TOKYO (Nikkei)–Japan Airlines Corp. will accelerate restructuring efforts by eliminating unprofitable routes and lowering pension obligations, President Haruka Nishimatsu said at a news conference Thursday.
The airline has decided to slash three routes that currently connect Kansai International Airport with the Chinese cities of Dalian and Hangzhou, as well as flights between Chubu International Airport and Paris.
“We can only keep routes that earn a profit,” said Nishimatsu.
With pressure from the Land and Transport Ministry and local governments to maintain existing domestic routes, JAL will first try to improve profitability in this segment by utilizing smaller planes.
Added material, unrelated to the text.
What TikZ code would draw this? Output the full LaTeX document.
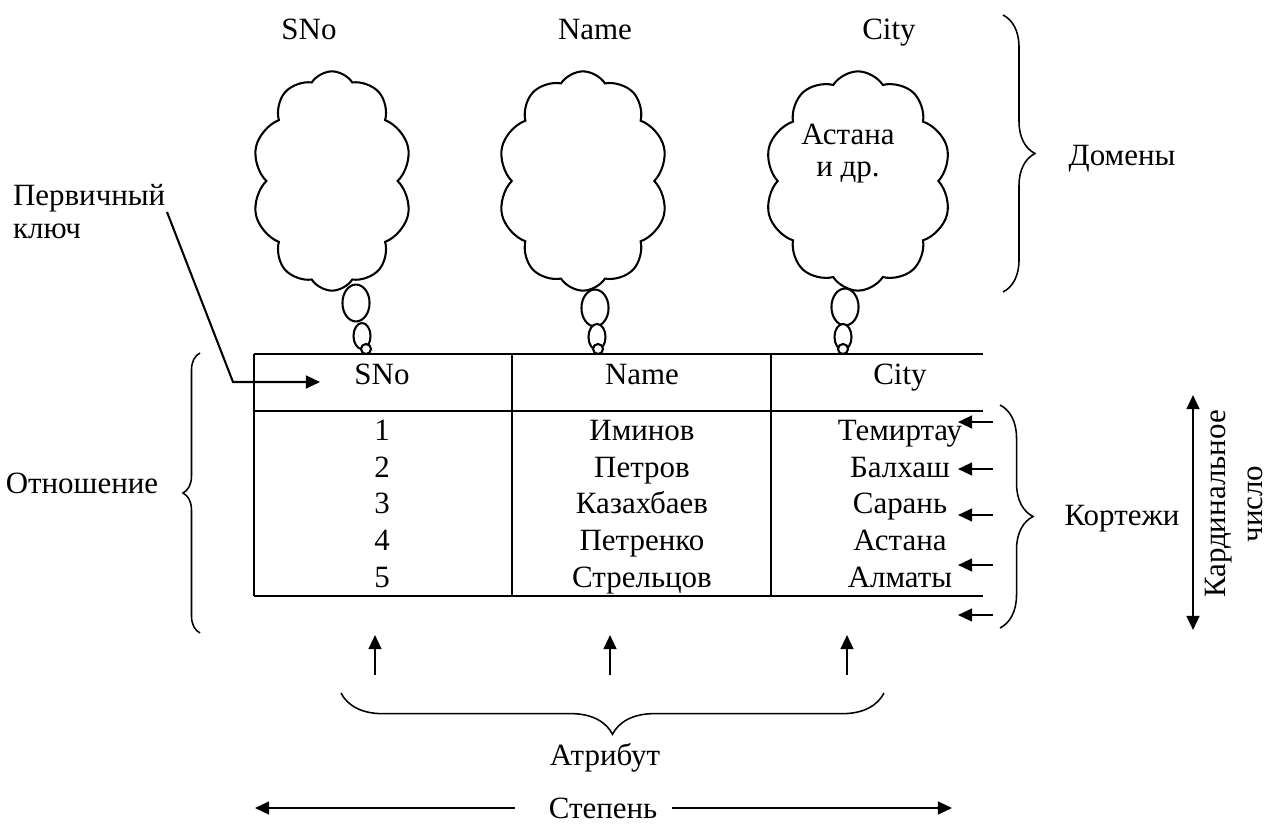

If the airline is still unable to generate profits from these routes, it will consider cutbacks or the elimination of flights, according to Nishimatsu.
On JAL’s planned use of emergency loans from the Development Bank of Japan, which are guaranteed by the government, Nishimatsu acknowledged that the airline itself was not thrilled with having to rely on public assistance.
“This is truly just a temporary measure,” he said.
In response to higher oil prices, JAL plans to resurrect fuel surcharges on international routes beginning in October.
“At current (crude oil price) levels, we cannot do without” the surcharges, Nishimatsu said.
JAL dropped surcharges on all routes in July, but will bring back the fees to soften the brunt of rising fuel costs.